>> Start DATA PROVIDED
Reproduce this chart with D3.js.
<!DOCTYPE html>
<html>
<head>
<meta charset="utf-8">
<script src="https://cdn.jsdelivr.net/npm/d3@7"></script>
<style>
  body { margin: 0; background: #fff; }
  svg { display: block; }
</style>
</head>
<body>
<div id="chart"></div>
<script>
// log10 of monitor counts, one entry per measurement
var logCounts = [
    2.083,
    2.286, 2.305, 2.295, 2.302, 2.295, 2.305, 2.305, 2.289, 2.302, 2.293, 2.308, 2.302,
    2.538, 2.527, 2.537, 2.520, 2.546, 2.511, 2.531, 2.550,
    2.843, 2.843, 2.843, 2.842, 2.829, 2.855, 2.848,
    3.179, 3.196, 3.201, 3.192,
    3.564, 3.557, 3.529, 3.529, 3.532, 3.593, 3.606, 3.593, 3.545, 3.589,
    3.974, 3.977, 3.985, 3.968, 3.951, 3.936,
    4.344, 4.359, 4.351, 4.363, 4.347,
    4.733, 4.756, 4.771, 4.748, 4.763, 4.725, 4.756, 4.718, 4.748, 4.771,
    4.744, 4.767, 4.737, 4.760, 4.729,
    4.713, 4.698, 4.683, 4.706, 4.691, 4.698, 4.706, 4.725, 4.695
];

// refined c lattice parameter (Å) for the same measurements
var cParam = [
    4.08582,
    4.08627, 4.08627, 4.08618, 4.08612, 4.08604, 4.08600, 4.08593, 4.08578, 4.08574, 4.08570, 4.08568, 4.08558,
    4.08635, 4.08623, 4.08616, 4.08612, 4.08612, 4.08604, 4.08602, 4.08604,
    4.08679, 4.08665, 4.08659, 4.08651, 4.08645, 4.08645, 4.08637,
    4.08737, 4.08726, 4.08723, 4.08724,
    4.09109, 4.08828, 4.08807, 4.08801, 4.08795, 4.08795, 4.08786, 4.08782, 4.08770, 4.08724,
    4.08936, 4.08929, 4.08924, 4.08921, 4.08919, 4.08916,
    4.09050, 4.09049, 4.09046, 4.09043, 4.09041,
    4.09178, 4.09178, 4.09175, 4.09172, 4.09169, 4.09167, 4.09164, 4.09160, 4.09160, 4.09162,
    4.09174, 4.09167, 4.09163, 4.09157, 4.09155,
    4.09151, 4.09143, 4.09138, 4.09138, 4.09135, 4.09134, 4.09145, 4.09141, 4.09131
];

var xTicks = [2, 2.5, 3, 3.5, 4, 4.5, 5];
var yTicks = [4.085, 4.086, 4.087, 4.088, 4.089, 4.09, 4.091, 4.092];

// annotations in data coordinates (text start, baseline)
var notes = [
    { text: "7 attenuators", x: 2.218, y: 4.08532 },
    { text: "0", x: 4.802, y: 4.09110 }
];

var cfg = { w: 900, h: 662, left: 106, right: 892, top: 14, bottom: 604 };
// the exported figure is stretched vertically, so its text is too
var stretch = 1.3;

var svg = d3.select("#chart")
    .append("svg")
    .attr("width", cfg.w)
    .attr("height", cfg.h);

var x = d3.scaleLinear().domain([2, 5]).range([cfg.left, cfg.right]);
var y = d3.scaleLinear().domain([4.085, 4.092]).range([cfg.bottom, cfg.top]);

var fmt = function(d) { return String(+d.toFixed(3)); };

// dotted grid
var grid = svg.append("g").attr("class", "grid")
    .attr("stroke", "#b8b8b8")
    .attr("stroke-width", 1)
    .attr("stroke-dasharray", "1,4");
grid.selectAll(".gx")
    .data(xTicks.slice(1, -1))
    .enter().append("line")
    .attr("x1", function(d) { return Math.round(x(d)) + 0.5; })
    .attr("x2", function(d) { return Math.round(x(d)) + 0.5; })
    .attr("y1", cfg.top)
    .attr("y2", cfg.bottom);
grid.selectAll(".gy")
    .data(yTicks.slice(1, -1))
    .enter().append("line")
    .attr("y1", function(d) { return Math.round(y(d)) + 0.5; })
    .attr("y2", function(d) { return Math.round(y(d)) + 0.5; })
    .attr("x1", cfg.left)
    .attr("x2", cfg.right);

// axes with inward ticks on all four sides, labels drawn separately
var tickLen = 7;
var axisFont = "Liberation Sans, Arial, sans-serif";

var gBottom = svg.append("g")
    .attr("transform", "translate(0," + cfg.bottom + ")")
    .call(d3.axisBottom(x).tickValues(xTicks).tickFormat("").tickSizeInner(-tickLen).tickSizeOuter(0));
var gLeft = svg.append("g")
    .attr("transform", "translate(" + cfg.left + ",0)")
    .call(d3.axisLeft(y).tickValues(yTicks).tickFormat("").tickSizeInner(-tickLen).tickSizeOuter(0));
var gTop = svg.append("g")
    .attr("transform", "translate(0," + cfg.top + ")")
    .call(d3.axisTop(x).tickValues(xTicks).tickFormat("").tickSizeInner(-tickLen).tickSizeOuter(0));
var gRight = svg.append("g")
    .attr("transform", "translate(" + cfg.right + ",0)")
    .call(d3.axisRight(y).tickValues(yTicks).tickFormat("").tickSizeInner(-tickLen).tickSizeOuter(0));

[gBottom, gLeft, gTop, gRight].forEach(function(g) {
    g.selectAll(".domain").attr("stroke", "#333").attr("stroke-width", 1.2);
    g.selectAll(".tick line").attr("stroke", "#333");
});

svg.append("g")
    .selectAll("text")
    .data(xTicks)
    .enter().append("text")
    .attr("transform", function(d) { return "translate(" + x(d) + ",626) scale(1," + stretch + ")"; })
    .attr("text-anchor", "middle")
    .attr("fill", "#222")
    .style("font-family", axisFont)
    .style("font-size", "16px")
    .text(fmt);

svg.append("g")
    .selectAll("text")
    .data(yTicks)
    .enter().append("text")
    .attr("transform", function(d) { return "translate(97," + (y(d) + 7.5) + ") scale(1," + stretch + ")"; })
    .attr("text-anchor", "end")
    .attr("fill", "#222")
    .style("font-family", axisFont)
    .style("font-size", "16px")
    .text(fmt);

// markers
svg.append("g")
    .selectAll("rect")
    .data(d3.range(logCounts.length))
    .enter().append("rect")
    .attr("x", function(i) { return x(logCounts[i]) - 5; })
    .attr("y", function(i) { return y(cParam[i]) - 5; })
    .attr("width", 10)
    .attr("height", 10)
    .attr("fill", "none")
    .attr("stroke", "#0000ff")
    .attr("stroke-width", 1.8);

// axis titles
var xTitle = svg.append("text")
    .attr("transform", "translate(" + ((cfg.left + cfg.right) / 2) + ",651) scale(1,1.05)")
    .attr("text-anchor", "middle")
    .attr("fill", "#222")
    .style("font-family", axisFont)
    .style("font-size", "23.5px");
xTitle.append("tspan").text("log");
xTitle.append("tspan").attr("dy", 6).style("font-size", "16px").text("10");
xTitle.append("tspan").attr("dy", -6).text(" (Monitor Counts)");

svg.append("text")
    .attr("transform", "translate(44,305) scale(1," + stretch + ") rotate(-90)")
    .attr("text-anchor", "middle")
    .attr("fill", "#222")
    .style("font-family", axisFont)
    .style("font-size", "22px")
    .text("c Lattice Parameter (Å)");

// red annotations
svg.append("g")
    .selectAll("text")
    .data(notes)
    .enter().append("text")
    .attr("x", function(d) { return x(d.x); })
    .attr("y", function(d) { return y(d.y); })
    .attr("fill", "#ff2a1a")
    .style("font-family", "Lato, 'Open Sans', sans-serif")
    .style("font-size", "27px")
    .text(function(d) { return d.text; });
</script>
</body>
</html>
>> End DATA PROVIDED
__STATED EXERCISE__: All of the data must be returned exactly.

__WRITTEN REPLY__:
Reproduce this chart with D3.js.
<!DOCTYPE html>
<html>
<head>
<meta charset="utf-8">
<script src="https://cdn.jsdelivr.net/npm/d3@7"></script>
<style>
  body { margin: 0; background: #fff; }
  svg { display: block; }
</style>
</head>
<body>
<div id="chart"></div>
<script>
// log10 of monitor counts, one entry per measurement
var logCounts = [
    2.083,
    2.286, 2.305, 2.295, 2.302, 2.295, 2.305, 2.305, 2.289, 2.302, 2.293, 2.308, 2.302,
    2.538, 2.527, 2.537, 2.520, 2.546, 2.511, 2.531, 2.550,
    2.843, 2.843, 2.843, 2.842, 2.829, 2.855, 2.848,
    3.179, 3.196, 3.201, 3.192,
    3.564, 3.557, 3.529, 3.529, 3.532, 3.593, 3.606, 3.593, 3.545, 3.589,
    3.974, 3.977, 3.985, 3.968, 3.951, 3.936,
    4.344, 4.359, 4.351, 4.363, 4.347,
    4.733, 4.756, 4.771, 4.748, 4.763, 4.725, 4.756, 4.718, 4.748, 4.771,
    4.744, 4.767, 4.737, 4.760, 4.729,
    4.713, 4.698, 4.683, 4.706, 4.691, 4.698, 4.706, 4.725, 4.695
];

// refined c lattice parameter (Å) for the same measurements
var cParam = [
    4.08582,
    4.08627, 4.08627, 4.08618, 4.08612, 4.08604, 4.08600, 4.08593, 4.08578, 4.08574, 4.08570, 4.08568, 4.08558,
    4.08635, 4.08623, 4.08616, 4.08612, 4.08612, 4.08604, 4.08602, 4.08604,
    4.08679, 4.08665, 4.08659, 4.08651, 4.08645, 4.08645, 4.08637,
    4.08737, 4.08726, 4.08723, 4.08724,
    4.09109, 4.08828, 4.08807, 4.08801, 4.08795, 4.08795, 4.08786, 4.08782, 4.08770, 4.08724,
    4.08936, 4.08929, 4.08924, 4.08921, 4.08919, 4.08916,
    4.09050, 4.09049, 4.09046, 4.09043, 4.09041,
    4.09178, 4.09178, 4.09175, 4.09172, 4.09169, 4.09167, 4.09164, 4.09160, 4.09160, 4.09162,
    4.09174, 4.09167, 4.09163, 4.09157, 4.09155,
    4.09151, 4.09143, 4.09138, 4.09138, 4.09135, 4.09134, 4.09145, 4.09141, 4.09131
];

var xTicks = [2, 2.5, 3, 3.5, 4, 4.5, 5];
var yTicks = [4.085, 4.086, 4.087, 4.088, 4.089, 4.09, 4.091, 4.092];

// annotations in data coordinates (text start, baseline)
var notes = [
    { text: "7 attenuators", x: 2.218, y: 4.08532 },
    { text: "0", x: 4.802, y: 4.09110 }
];

var cfg = { w: 900, h: 662, left: 106, right: 892, top: 14, bottom: 604 };
// the exported figure is stretched vertically, so its text is too
var stretch = 1.3;

var svg = d3.select("#chart")
    .append("svg")
    .attr("width", cfg.w)
    .attr("height", cfg.h);

var x = d3.scaleLinear().domain([2, 5]).range([cfg.left, cfg.right]);
var y = d3.scaleLinear().domain([4.085, 4.092]).range([cfg.bottom, cfg.top]);

var fmt = function(d) { return String(+d.toFixed(3)); };

// dotted grid
var grid = svg.append("g").attr("class", "grid")
    .attr("stroke", "#b8b8b8")
    .attr("stroke-width", 1)
    .attr("stroke-dasharray", "1,4");
grid.selectAll(".gx")
    .data(xTicks.slice(1, -1))
    .enter().append("line")
    .attr("x1", function(d) { return Math.round(x(d)) + 0.5; })
    .attr("x2", function(d) { return Math.round(x(d)) + 0.5; })
    .attr("y1", cfg.top)
    .attr("y2", cfg.bottom);
grid.selectAll(".gy")
    .data(yTicks.slice(1, -1))
    .enter().append("line")
    .attr("y1", function(d) { return Math.round(y(d)) + 0.5; })
    .attr("y2", function(d) { return Math.round(y(d)) + 0.5; })
    .attr("x1", cfg.left)
    .attr("x2", cfg.right);

// axes with inward ticks on all four sides, labels drawn separately
var tickLen = 7;
var axisFont = "Liberation Sans, Arial, sans-serif";

var gBottom = svg.append("g")
    .attr("transform", "translate(0," + cfg.bottom + ")")
    .call(d3.axisBottom(x).tickValues(xTicks).tickFormat("").tickSizeInner(-tickLen).tickSizeOuter(0));
var gLeft = svg.append("g")
    .attr("transform", "translate(" + cfg.left + ",0)")
    .call(d3.axisLeft(y).tickValues(yTicks).tickFormat("").tickSizeInner(-tickLen).tickSizeOuter(0));
var gTop = svg.append("g")
    .attr("transform", "translate(0," + cfg.top + ")")
    .call(d3.axisTop(x).tickValues(xTicks).tickFormat("").tickSizeInner(-tickLen).tickSizeOuter(0));
var gRight = svg.append("g")
    .attr("transform", "translate(" + cfg.right + ",0)")
    .call(d3.axisRight(y).tickValues(yTicks).tickFormat("").tickSizeInner(-tickLen).tickSizeOuter(0));

[gBottom, gLeft, gTop, gRight].forEach(function(g) {
    g.selectAll(".domain").attr("stroke", "#333").attr("stroke-width", 1.2);
    g.selectAll(".tick line").attr("stroke", "#333");
});

svg.append("g")
    .selectAll("text")
    .data(xTicks)
    .enter().append("text")
    .attr("transform", function(d) { return "translate(" + x(d) + ",626) scale(1," + stretch + ")"; })
    .attr("text-anchor", "middle")
    .attr("fill", "#222")
    .style("font-family", axisFont)
    .style("font-size", "16px")
    .text(fmt);

svg.append("g")
    .selectAll("text")
    .data(yTicks)
    .enter().append("text")
    .attr("transform", function(d) { return "translate(97," + (y(d) + 7.5) + ") scale(1," + stretch + ")"; })
    .attr("text-anchor", "end")
    .attr("fill", "#222")
    .style("font-family", axisFont)
    .style("font-size", "16px")
    .text(fmt);

// markers
svg.append("g")
    .selectAll("rect")
    .data(d3.range(logCounts.length))
    .enter().append("rect")
    .attr("x", function(i) { return x(logCounts[i]) - 5; })
    .attr("y", function(i) { return y(cParam[i]) - 5; })
    .attr("width", 10)
    .attr("height", 10)
    .attr("fill", "none")
    .attr("stroke", "#0000ff")
    .attr("stroke-width", 1.8);

// axis titles
var xTitle = svg.append("text")
    .attr("transform", "translate(" + ((cfg.left + cfg.right) / 2) + ",651) scale(1,1.05)")
    .attr("text-anchor", "middle")
    .attr("fill", "#222")
    .style("font-family", axisFont)
    .style("font-size", "23.5px");
xTitle.append("tspan").text("log");
xTitle.append("tspan").attr("dy", 6).style("font-size", "16px").text("10");
xTitle.append("tspan").attr("dy", -6).text(" (Monitor Counts)");

svg.append("text")
    .attr("transform", "translate(44,305) scale(1," + stretch + ") rotate(-90)")
    .attr("text-anchor", "middle")
    .attr("fill", "#222")
    .style("font-family", axisFont)
    .style("font-size", "22px")
    .text("c Lattice Parameter (Å)");

// red annotations
svg.append("g")
    .selectAll("text")
    .data(notes)
    .enter().append("text")
    .attr("x", function(d) { return x(d.x); })
    .attr("y", function(d) { return y(d.y); })
    .attr("fill", "#ff2a1a")
    .style("font-family", "Lato, 'Open Sans', sans-serif")
    .style("font-size", "27px")
    .text(function(d) { return d.text; });
</script>
</body>
</html>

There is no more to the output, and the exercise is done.